Demand was down, but spirits were not, at least not among those who worked for the Certified Angus Beef® (CAB®) brand. Founded at the start of that downward spiral, the brand was just hitting its stride as overall demand finally began to recover in the last years of the 20th century and into this millennium.

Of course, basic economic lingo reminds us it's not only about demand. Does the phrase "supply and demand" ring a bell?

"Consumers want more high-quality beef. If you produce it, the market will reward you for it."At first, supply was CAB's biggest limitation. Then, as new packers and processors came on board that problem seemed resolved — until cattle hit a record low acceptance rate of 14%. That was just five years ago, but the supply situation and grading trends have improved dramatically since then.

Throw in factors like population growth and inflation, and it gets awfully hard to tell if the increased prices paid for CAB brand products, coupled with several consecutive, record-setting sales years, really amounts to an increase in demand.

Supportive data

Research out of Kansas State University (K-State) illuminates the subject. Economist Ted Schroeder and master's student Lance Zimmerman created a demand index to help compare year-to-year data and its impact on demand.

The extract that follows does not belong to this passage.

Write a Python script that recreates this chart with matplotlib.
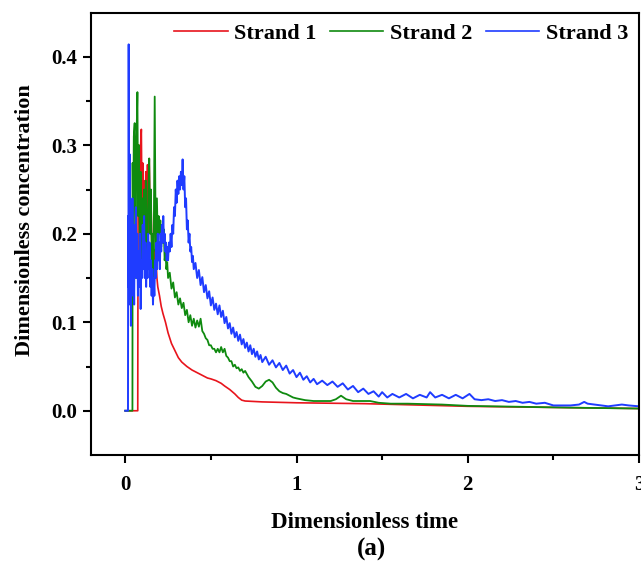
import matplotlib
matplotlib.use("Agg")
import matplotlib.pyplot as plt
from matplotlib.ticker import MultipleLocator, FixedLocator
import numpy as np

plt.rcParams['font.family'] = ['Liberation Serif', 'DejaVu Serif']
plt.rcParams['font.weight'] = 'bold'

# Strand 1 (red)
t1 = [0, 0.073, 0.075, 0.08, 0.085, 0.09, 0.094, 0.098, 0.102, 0.106, 0.11, 0.115, 0.12,
      0.125, 0.13, 0.135, 0.14, 0.145, 0.15, 0.155, 0.16, 0.165, 0.17, 0.175, 0.18, 0.185,
      0.19, 0.2, 0.21, 0.22, 0.235, 0.25, 0.27, 0.29, 0.31, 0.33, 0.36, 0.39, 0.42, 0.45,
      0.48, 0.5, 0.53, 0.56, 0.58, 0.61, 0.64, 0.66, 0.68, 0.7, 0.75, 0.8, 0.9, 1.0, 1.2,
      1.4, 1.6, 1.8, 2.0, 2.2, 2.4, 2.6, 2.8, 3.0]
c1 = [0, 0, 0.24, 0.3, 0.21, 0.3, 0.318, 0.22, 0.28, 0.19, 0.26, 0.2, 0.27,
      0.21, 0.278, 0.2, 0.285, 0.22, 0.24, 0.19, 0.2, 0.17, 0.182, 0.16, 0.17, 0.15,
      0.14, 0.13, 0.118, 0.11, 0.1, 0.088, 0.076, 0.068, 0.06, 0.055, 0.05, 0.046, 0.043, 0.04,
      0.037, 0.036, 0.034, 0.031, 0.028, 0.024, 0.019, 0.015, 0.012, 0.011, 0.0105, 0.010, 0.0095, 0.009, 0.0085,
      0.008, 0.007, 0.006, 0.005, 0.0045, 0.004, 0.0035, 0.003, 0.0025]

# Strand 2 (green)
t2 = [0, 0.042, 0.043, 0.046, 0.05, 0.055, 0.06, 0.065, 0.071, 0.075, 0.08, 0.085, 0.09,
      0.095, 0.1, 0.105, 0.11, 0.115, 0.12, 0.125, 0.13, 0.135, 0.14, 0.145, 0.15, 0.155,
      0.16, 0.165, 0.172, 0.178, 0.185, 0.19, 0.195, 0.2, 0.205, 0.21, 0.215, 0.22, 0.225,
      0.23, 0.235, 0.24, 0.245, 0.25, 0.26, 0.27, 0.28, 0.29, 0.3, 0.31, 0.32, 0.33, 0.34,
      0.35, 0.36, 0.37, 0.38, 0.39, 0.4, 0.41, 0.42, 0.43, 0.44, 0.45, 0.46, 0.47, 0.48,
      0.49, 0.5, 0.51, 0.52, 0.53, 0.54, 0.55, 0.56, 0.57, 0.58, 0.59, 0.6, 0.61, 0.62,
      0.63, 0.64, 0.65, 0.66, 0.67, 0.68, 0.69, 0.7, 0.72, 0.74, 0.76, 0.78, 0.8, 0.82,
      0.84, 0.86, 0.88, 0.9, 0.92, 0.94, 0.96, 0.98, 1.0, 1.05, 1.1, 1.15, 1.2, 1.23, 1.26,
      1.29, 1.33, 1.38, 1.43, 1.48, 1.55, 1.65, 1.75, 1.85, 2.0, 2.3, 2.6, 3.0]
c2 = [0, 0, 0.28, 0.2, 0.31, 0.325, 0.15, 0.3, 0.36, 0.22, 0.3, 0.18, 0.27,
      0.16, 0.24, 0.17, 0.25, 0.18, 0.26, 0.2, 0.18, 0.25, 0.285, 0.2, 0.25, 0.16,
      0.2, 0.15, 0.355, 0.18, 0.24, 0.19, 0.22, 0.2, 0.215, 0.185, 0.21, 0.19, 0.205,
      0.17, 0.18, 0.16, 0.168, 0.15, 0.156, 0.138, 0.145, 0.128, 0.134, 0.12, 0.127, 0.116, 0.122,
      0.108, 0.114, 0.1, 0.108, 0.096, 0.104, 0.094, 0.102, 0.095, 0.104, 0.09, 0.087, 0.082, 0.08,
      0.074, 0.074, 0.07, 0.07, 0.066, 0.07, 0.066, 0.072, 0.066, 0.07, 0.062, 0.06, 0.056, 0.056,
      0.05, 0.052, 0.048, 0.049, 0.045, 0.047, 0.043, 0.045, 0.038, 0.033, 0.027, 0.025, 0.028, 0.033,
      0.035, 0.032, 0.026, 0.022, 0.02, 0.019, 0.017, 0.015, 0.014, 0.012, 0.011, 0.011, 0.011, 0.013, 0.017,
      0.013, 0.011, 0.011, 0.011, 0.009, 0.008, 0.008, 0.0075, 0.007, 0.0055, 0.0045, 0.0035, 0.0025]

# Strand 3 (blue)
t3 = [0, 0.016, 0.017, 0.019, 0.02, 0.022, 0.025, 0.028, 0.031, 0.033, 0.036, 0.039, 0.042,
      0.045, 0.048, 0.052, 0.055, 0.058, 0.062, 0.066, 0.07, 0.074, 0.078, 0.082, 0.086, 0.09,
      0.094, 0.098, 0.102, 0.106, 0.11, 0.114, 0.118, 0.122, 0.126, 0.13, 0.134, 0.138, 0.142,
      0.146, 0.15, 0.154, 0.158, 0.162, 0.166, 0.17, 0.174, 0.178, 0.182, 0.186, 0.19, 0.194,
      0.198, 0.202, 0.206, 0.21, 0.214, 0.218, 0.222, 0.226, 0.23, 0.234, 0.238, 0.242, 0.246,
      0.25, 0.255, 0.26, 0.265, 0.27, 0.275, 0.28, 0.285, 0.29, 0.295, 0.3, 0.305, 0.31, 0.315,
      0.32, 0.325, 0.33, 0.335, 0.34, 0.345, 0.35, 0.355, 0.36, 0.365, 0.37, 0.375, 0.38, 0.385,
      0.39, 0.395, 0.4, 0.41, 0.42, 0.43, 0.44, 0.45, 0.46, 0.47, 0.48, 0.49, 0.5, 0.51, 0.52,
      0.53, 0.54, 0.55, 0.56, 0.57, 0.58, 0.59, 0.6, 0.61, 0.62, 0.63, 0.64, 0.65, 0.66, 0.67,
      0.68, 0.69, 0.7, 0.71, 0.72, 0.73, 0.74, 0.75, 0.76, 0.77, 0.78, 0.79, 0.8, 0.82, 0.84,
      0.86, 0.88, 0.9, 0.92, 0.94, 0.96, 0.98, 1.0, 1.02, 1.04, 1.06, 1.08, 1.1, 1.12, 1.15,
      1.18, 1.21, 1.24, 1.27, 1.3, 1.33, 1.36, 1.39, 1.42, 1.45, 1.48, 1.5, 1.53, 1.56, 1.6,
      1.64, 1.68, 1.72, 1.76, 1.78, 1.81, 1.85, 1.89, 1.93, 1.97, 2.01, 2.04, 2.08, 2.12, 2.16,
      2.2, 2.24, 2.28, 2.32, 2.36, 2.4, 2.45, 2.5, 2.55, 2.6, 2.65, 2.68, 2.7, 2.74, 2.78, 2.82,
      2.86, 2.9, 2.94, 3.0]
c3 = [0, 0, 0.22, 0.14, 0.414, 0.12, 0.29, 0.16, 0.21, 0.096, 0.2, 0.14, 0.24,
      0.13, 0.19, 0.12, 0.21, 0.16, 0.23, 0.15, 0.2, 0.13, 0.18, 0.14, 0.2, 0.115,
      0.17, 0.15, 0.21, 0.16, 0.22, 0.15, 0.19, 0.14, 0.18, 0.15, 0.2, 0.16, 0.19,
      0.14, 0.17, 0.13, 0.16, 0.12, 0.15, 0.13, 0.17, 0.15, 0.19, 0.16, 0.2, 0.17,
      0.19, 0.16, 0.2, 0.18, 0.21, 0.19, 0.22, 0.19, 0.2, 0.18, 0.19, 0.17, 0.185,
      0.17, 0.19, 0.18, 0.2, 0.185, 0.21, 0.2, 0.23, 0.22, 0.25, 0.235, 0.26, 0.245, 0.265,
      0.25, 0.27, 0.255, 0.284, 0.25, 0.265, 0.23, 0.24, 0.205, 0.215, 0.19, 0.2, 0.18, 0.185,
      0.168, 0.175, 0.16, 0.167, 0.15, 0.159, 0.142, 0.151, 0.134, 0.142, 0.127, 0.135, 0.119, 0.128, 0.114,
      0.121, 0.109, 0.119, 0.106, 0.113, 0.099, 0.106, 0.093, 0.099, 0.087, 0.094, 0.083, 0.089, 0.079, 0.086,
      0.075, 0.081, 0.071, 0.077, 0.067, 0.074, 0.064, 0.07, 0.061, 0.067, 0.058, 0.063, 0.055, 0.061, 0.052,
      0.057, 0.049, 0.054, 0.046, 0.051, 0.042, 0.046, 0.038, 0.043, 0.035, 0.039, 0.032, 0.036, 0.03, 0.034,
      0.029, 0.033, 0.027, 0.031, 0.024, 0.028, 0.021, 0.025, 0.019, 0.022, 0.016, 0.021, 0.015, 0.019, 0.015,
      0.019, 0.014, 0.018, 0.015, 0.021, 0.015, 0.018, 0.014, 0.018, 0.014, 0.019, 0.013, 0.012, 0.013, 0.011,
      0.012, 0.01, 0.011, 0.009, 0.01, 0.008, 0.009, 0.006, 0.006, 0.006, 0.007, 0.01, 0.008, 0.007, 0.006, 0.005,
      0.006, 0.007, 0.006, 0.005]

series = [(t1, c1, '#e8141c', 'Strand 1', 1.2),
          (t2, c2, '#0f8a0f', 'Strand 2', 1.3),
          (t3, c3, '#1f3cff', 'Strand 3', 1.4)]

fig = plt.figure(figsize=(6.41, 5.63), dpi=100)
ax = fig.add_axes([91/641, 108/563, 548/641, 442.5/563])

for t, c, col, lab, lw in series:
    ax.plot(t, c, color=col, lw=lw, label=lab)

ax.set_xlim(-0.2, 3.0)
ax.set_ylim(-0.05, 0.45)
ax.xaxis.set_major_locator(MultipleLocator(1))
ax.xaxis.set_minor_locator(FixedLocator([0.5, 1.5, 2.5]))
ax.yaxis.set_major_locator(MultipleLocator(0.1))
ax.yaxis.set_minor_locator(FixedLocator([0.05, 0.15, 0.25, 0.35]))
ax.yaxis.set_major_formatter(plt.FuncFormatter(lambda v, p: f'{v:.1f}'))

for s in ax.spines.values():
    s.set_linewidth(1.5)
ax.tick_params(which='major', direction='out', length=6, width=1.5, labelsize=15)
ax.tick_params(which='minor', direction='out', length=3.5, width=1.5)
ax.tick_params(axis='x', which='major', pad=8.5)
ax.tick_params(axis='y', which='major', pad=4)

ax.set_xlabel('Dimensionless time', fontsize=16.5, fontweight='bold')
ax.set_ylabel('Dimensionless concentration', fontsize=16, fontweight='bold')
ax.xaxis.set_label_coords(0.5, -0.129)
ax.yaxis.set_label_coords(-0.103, 0.531)

fig.text(372/641, 1 - 549/563, '(a)', fontsize=18, fontweight='bold', ha='center', va='center')

leg = ax.legend(loc='center right', bbox_to_anchor=(628/641, 1 - 33.5/563),
                bbox_transform=fig.transFigure, ncol=3, frameon=False,
                prop={'size': 16, 'weight': 'bold'}, handlelength=2.4,
                handletextpad=0.3, columnspacing=0.6, borderpad=0, borderaxespad=0)
for h in leg.get_lines():
    h.set_linewidth(1.2)

fig.savefig('out.png', dpi=100)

The methodology and results are explained in their research paper, "Defining and Quantifying Certified Angus Beef® Brand Consumer Demand."

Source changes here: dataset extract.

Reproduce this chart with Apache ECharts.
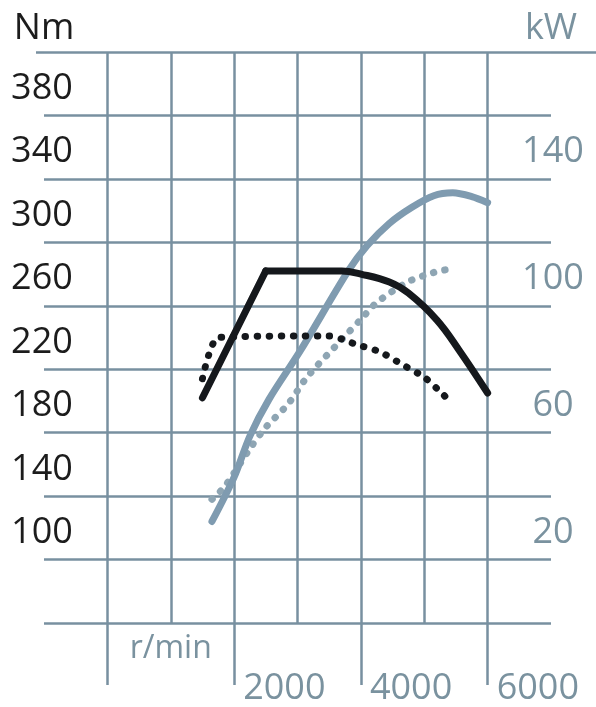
<!DOCTYPE html>
<html><head><meta charset="utf-8">
<script src="https://cdn.jsdelivr.net/npm/echarts@6/dist/echarts.min.js"></script>
<style>html,body{margin:0;padding:0;background:#ffffff}#c{width:596px;height:707px}</style>
</head><body><div id="c"></div>
<script>
// ---- data ----
const rpmLabels = [2000, 4000, 6000];
const rpmLongTicks = [0, 2000, 4000, 6000];
const rpmUnitAt = [1000];
const nmLabels = [100, 140, 180, 220, 260, 300, 340, 380];
const kwLabels = [20, 60, 100, 140];

// torque, engine A (Nm) – solid black
const torqueA = [[1500,182],[2500,262],[3700,262],[4000,260],[4450,255],[4750,248],[5200,231],[5550,212],[6000,185]];
// torque, engine B (Nm) – dotted black
const torqueB = [[1500,194],[1750,220],[3500,221],[3700,219],[3900,216],[4300,211],[4650,203],[5000,195],[5300,184],[5450,178]];
// power, engine A (kW) – solid grey-blue
const powerA = [[1650,22],[2000,36],[2250,49],[2550,60.5],[3050,76],[3800,101],[4100,109],[4450,116],[4800,121],[5150,124.7],[5450,125.6],[5750,124.4],[6000,122.5]];
// power, engine B (kW) – dotted grey-blue
const powerB = [[1650,29],[1850,33],[2250,45],[2500,51.7],[2850,59],[3150,67.5],[3700,79.4],[4000,85.7],[4250,91],[4750,97.6],[5150,100.5],[5350,101.4]];

const GRID = '#7890a0';
const BLACK = '#15181c';
const BLUE = '#7f9bb0';
const BLUE_DOT = '#8ea5b3';
const TXT = '#1c1c1c';
const TXT_BLUE = '#7a929f';
const FONT = '"Open Sans", sans-serif';
const plain = function (v) { return String(v); };

// the straight run-up of torque A and its smooth plateau/fall share the corner point
const torqueARise = torqueA.slice(0, 2);
const torqueACurve = torqueA.slice(1);

const chart = echarts.init(document.getElementById('c'), null, {renderer: 'canvas'});
chart.setOption({
  backgroundColor: '#ffffff',
  animation: false,
  grid: {left: 44, right: 45, top: 52, bottom: 83, containLabel: false},
  xAxis: [
    {
      type: 'value', min: -1000, max: 7000, interval: 1000, position: 'bottom',
      axisLine: {show: false, onZero: false}, axisTick: {show: false},
      splitLine: {show: true, showMinLine: false, showMaxLine: false, lineStyle: {color: GRID, width: 2.5}},
      axisLabel: {customValues: rpmLabels, formatter: plain, align: 'left', padding: [0, 0, 0, 9], margin: 48,
        fontSize: 36, fontFamily: FONT, color: TXT_BLUE}
    },
    {
      type: 'value', min: -1000, max: 7000, position: 'bottom',
      axisLine: {show: false, onZero: false}, splitLine: {show: false},
      axisTick: {show: true, customValues: rpmLongTicks, length: 62, lineStyle: {color: GRID, width: 2.5}},
      axisLabel: {customValues: rpmUnitAt, formatter: function () { return 'r/min'; }, align: 'center', margin: 10,
        fontSize: 32, fontFamily: FONT, color: TXT_BLUE}
    }
  ],
  yAxis: [
    {
      type: 'value', min: 40, max: 400, interval: 40, position: 'left',
      name: 'Nm', nameLocation: 'end', nameGap: 5,
      nameTextStyle: {fontSize: 36, fontFamily: FONT, color: TXT},
      axisLine: {show: false, onZero: false}, axisTick: {show: false},
      splitLine: {show: true, lineStyle: {color: GRID, width: 2.5}},
      axisLabel: {customValues: nmLabels, formatter: plain, align: 'center', verticalAlign: 'top', lineHeight: 10, margin: 2,
        fontSize: 36, fontFamily: FONT, color: TXT}
    },
    {
      type: 'value', min: -10, max: 170, interval: 20, position: 'right', alignTicks: false,
      name: 'kW', nameLocation: 'end', nameGap: 5,
      nameTextStyle: {fontSize: 36, fontFamily: FONT, color: TXT_BLUE},
      axisLine: {show: false, onZero: false}, splitLine: {show: false},
      axisTick: {show: true, customValues: [170], length: 45, lineStyle: {color: GRID, width: 2.5}},
      axisLabel: {customValues: kwLabels, formatter: plain, align: 'center', verticalAlign: 'top', lineHeight: 10, margin: 2,
        fontSize: 36, fontFamily: FONT, color: TXT_BLUE}
    },
    {
      type: 'value', min: 40, max: 400, position: 'left', alignTicks: false,
      axisLine: {show: false, onZero: false}, splitLine: {show: false}, axisLabel: {show: false},
      axisTick: {show: true, customValues: [400], length: 8, lineStyle: {color: GRID, width: 2.5}}
    }
  ],
  series: [
    {type: 'line', name: 'powerB', xAxisIndex: 0, yAxisIndex: 1, data: powerB, smooth: 0.3,
      showSymbol: false, lineStyle: {color: BLUE_DOT, width: 7, type: [0.5, 11], cap: 'round'}, z: 2},
    {type: 'line', name: 'powerA', xAxisIndex: 0, yAxisIndex: 1, data: powerA, smooth: 0.3,
      showSymbol: false, lineStyle: {color: BLUE, width: 7, cap: 'round'}, z: 3},
    {type: 'line', name: 'torqueB', xAxisIndex: 0, yAxisIndex: 0, data: torqueB, smooth: 0.2,
      showSymbol: false, lineStyle: {color: BLACK, width: 7, type: [0.5, 11.5], cap: 'round'}, z: 4},
    {type: 'line', name: 'torqueA', xAxisIndex: 0, yAxisIndex: 0, data: torqueARise, smooth: false,
      showSymbol: false, lineStyle: {color: BLACK, width: 7, cap: 'round', join: 'round'}, z: 5},
    {type: 'line', name: 'torqueA', xAxisIndex: 0, yAxisIndex: 0, data: torqueACurve, smooth: 0.4,
      showSymbol: false, lineStyle: {color: BLACK, width: 7, cap: 'round', join: 'round'}, z: 5}
  ]
});
</script>
</body></html>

When comparing the CAB index to one Schroeder's team helped build for USDA Choice beef a decade ago, we feel more confident that the CAB sales volume figures and prices tell the story. Taking everything else into account, the CAB data translates into solid economic facts.

"The demand for CAB has outpaced Choice product since 2002," the paper says. "Demand for CAB increased 56% over the eight years and Choice demand increased 20%."

Demand for CAB beefIn both cases, the biggest increase was from 2009 to 2010 (see Fig. 1), which highlights another familiar story. The recent economic recession hurt the foodservice business, but recovery helped spur wholesale beef sales. So it's not surprising to find the best year-over-year performance there, particularly since these tools best represent demand at the retail level, which led the way in beef sales recovery.

The year 2010 marked the highest CAB demand index on record at 154.

"The brand increased sales by more than 100 million pounds (lb.) compared to 2009, and the brand's cutout value increased more than $5 per pound in deflated U.S. dollars," the paper states. "There was not another year in the model where both per capita consumption and real cutout prices increased relative to the previous year."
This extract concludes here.